Together in Spirit

An online reading group ('TIS a reading group!) to bring together friends, and friends of friends, who aren't able to be in a conventional reading group due to constraints of time or geography.

Monday, April 24, 2006

Geisha girls

Just to finish commenting on the excellent points made on Memoirs of a Geisha... Yes, Valerie, you're absolutely right about the ending giving us too much information, and like Helen S, I'm jumpy with it being America. Please understand me - I in no way say the film is better than the book. It's not nearly as good, in my view. However, it's a cinematic experience and I am delighted to have seen it, and I did enjoy the casting which put flesh on the bones of some of the characters (while the directing also, as Valerie says, removed dimensions from most of them).

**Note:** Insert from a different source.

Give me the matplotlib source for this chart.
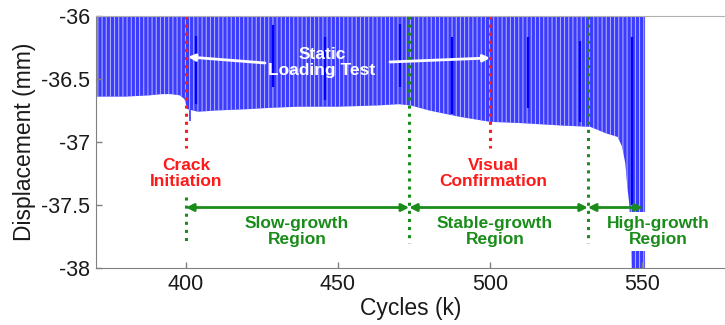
import matplotlib
matplotlib.use("Agg")
import matplotlib.pyplot as plt

plt.rcParams['font.family'] = ['Liberation Sans', 'DejaVu Sans']
plt.rcParams['hatch.linewidth'] = 0.7
plt.rcParams['hatch.color'] = '#b8b8ff'

# Lower envelope of the cyclic displacement record (minimum per cycle block)
cycles_k = [370.4, 380, 388, 392, 395, 398, 399.5, 400.5, 404, 410, 420, 427,
            437, 450, 463, 470, 474, 480, 490, 500, 510, 524, 533, 538, 542,
            543.5, 544.5, 545.2, 545.8, 546.5, 547.0, 551.0]
disp_min = [-36.64, -36.64, -36.63, -36.62, -36.62, -36.63, -36.66, -36.74,
            -36.76, -36.75, -36.74, -36.73, -36.72, -36.72, -36.71, -36.70,
            -36.71, -36.75, -36.80, -36.84, -36.85, -36.87, -36.88, -36.93,
            -36.96, -37.04, -37.17, -37.36, -37.49, -37.80, -38.50, -38.50]
disp_max = -35.5

# Static loading test records (longer holds)
static_k = [403.3, 428.6, 445.7, 470.4, 487.5, 512.5, 529.6, 546.7]
static_top = [-36.16, -36.07, -36.17, -36.06, -36.17, -36.17, -36.20, -36.17]
static_bot = [-36.70, -36.56, -36.67, -36.56, -36.78, -36.73, -36.84, -37.50]

crack_k = 400.0
visual_k = 500.0
region_bounds = [400.0, 473.4, 532.2, 550.3]
region_names = ["Slow-growth\nRegion", "Stable-growth\nRegion", "High-growth\nRegion"]

xticks = [400, 450, 500, 550]
yticks = [-38, -37.5, -37, -36.5, -36]

blue = '#3c3cff'
red = '#ff1a1a'
green = '#1a8c1a'

fig = plt.figure(figsize=(7.25, 3.25), dpi=100)
ax = fig.add_axes([0.1324, 0.1754, 0.8676, 0.7754])

ax.fill_between(cycles_k, disp_min, disp_max, facecolor=blue, edgecolor='#b8b8ff',
                hatch='||||', lw=0, zorder=1)
ax.vlines(401.3, -36.75, -36.83, color=blue, lw=1.2, zorder=1)
ax.vlines(static_k, static_bot, static_top, color='#0000ff', lw=1.6, zorder=2)

# Crack initiation / visual confirmation markers
for xk in (crack_k, visual_k):
    ax.plot([xk, xk], [-36.0, -37.05], color=red, ls=':', lw=2.2, zorder=3)
ax.text(crack_k, -37.25, "Crack\nInitiation", color=red, ha='center', va='center',
        fontsize=12.5, fontweight='bold', linespacing=1.1, zorder=4)
ax.text(visual_k + 1, -37.25, "Visual\nConfirmation", color=red, ha='center', va='center',
        fontsize=12.5, fontweight='bold', linespacing=1.1, zorder=4)

# Growth region boundaries and arrows
ax.plot([region_bounds[0]] * 2, [-37.44, -37.80], color=green, ls=':', lw=2.2, zorder=3)
for xb in region_bounds[1:3]:
    ax.plot([xb, xb], [-36.0, -37.80], color=green, ls=':', lw=2.2, zorder=3)
for i, name in enumerate(region_names):
    x0, x1 = region_bounds[i], region_bounds[i + 1]
    ax.annotate("", xy=(x1, -37.52), xytext=(x0, -37.52),
                arrowprops=dict(arrowstyle='<|-|>', color=green, lw=2,
                                mutation_scale=11, shrinkA=0, shrinkB=0), zorder=5)
bbox = dict(boxstyle='square,pad=0.25', fc='white', ec='none')
ax.text(436.5, -37.71, region_names[0], color=green, ha='center', va='center',
        fontsize=12.5, fontweight='bold', linespacing=1.1, zorder=4)
ax.text(501.6, -37.71, region_names[1], color=green, ha='center', va='center',
        fontsize=12.5, fontweight='bold', linespacing=1.1, zorder=4)
ax.text(555.3, -37.71, region_names[2], color=green, ha='center', va='center',
        fontsize=12.5, fontweight='bold', linespacing=1.1, zorder=4, bbox=bbox)

# Static loading test label
ax.text(444.7, -36.37, "Static\nLoading Test", color='white', ha='center', va='center',
        fontsize=12.5, fontweight='bold', linespacing=1.1, zorder=4)
ax.annotate("", xy=(400.7, -36.325), xytext=(426.0, -36.373),
            arrowprops=dict(arrowstyle='-|>', color='white', lw=2,
                            mutation_scale=10, shrinkA=0, shrinkB=0), zorder=5)
ax.annotate("", xy=(500.0, -36.333), xytext=(467.1, -36.365),
            arrowprops=dict(arrowstyle='-|>', color='white', lw=2,
                            mutation_scale=10, shrinkA=0, shrinkB=0), zorder=5)

ax.set_xlim(370.4, 577.3)
ax.set_ylim(-38, -36)
ax.set_xticks(xticks)
ax.set_yticks(yticks)
ax.set_yticklabels(['-38', '-37.5', '-37', '-36.5', '-36'])
ax.tick_params(direction='in', length=4, width=1, color='#808080',
               labelsize=15.5, labelcolor='#1a1a1a', pad=4)
ax.set_xlabel("Cycles (k)", fontsize=16.5, color='#1a1a1a', labelpad=2)
ax.set_ylabel("Displacement (mm)", fontsize=16.5, color='#1a1a1a', labelpad=4)

for side in ('left', 'bottom'):
    ax.spines[side].set_color('#808080')
ax.spines['top'].set_color('#b0b0b0')
ax.spines['right'].set_visible(False)
for sp in ax.spines.values():
    sp.set_zorder(6)

fig.savefig("out.png", dpi=100)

Pumpkin was an example of this fleshing out. Like Val, it's easy to feel that her transformation is rather sketchily done. But in the film, Pumpkin's visual transformation when war comes is startling, and (I thought) very convincing. To then discover that she's changed allegiances too seems only reasonable, given the very different side of her personality we've just been seeing. In the book, I didn't really absorb the impact of her change in profession, but her brassy and yet financially successful re- incarnation as a woman overtly for sale in the film version brought it home to me. I know they're all for sale in some form, but the gradations were clearly - and silently - in evidence. Pumpkin's ingenious, vulgar Geisha-style get-up was also a commentary on how cultures can cash in on tourists' baser instincts. I'm sure Val is right that it's the romantic ending which divides us. She regards it as being an apology for the system, wheras most of us seem to be experiencing it more as a merciful end to that particular story, ie as less pertinent to the geisha system, and only really relating to the particular characters involved (and helping sell way more novels). But fascinating to find myself on the "I can cope with this bleak stuff" side of a discussion!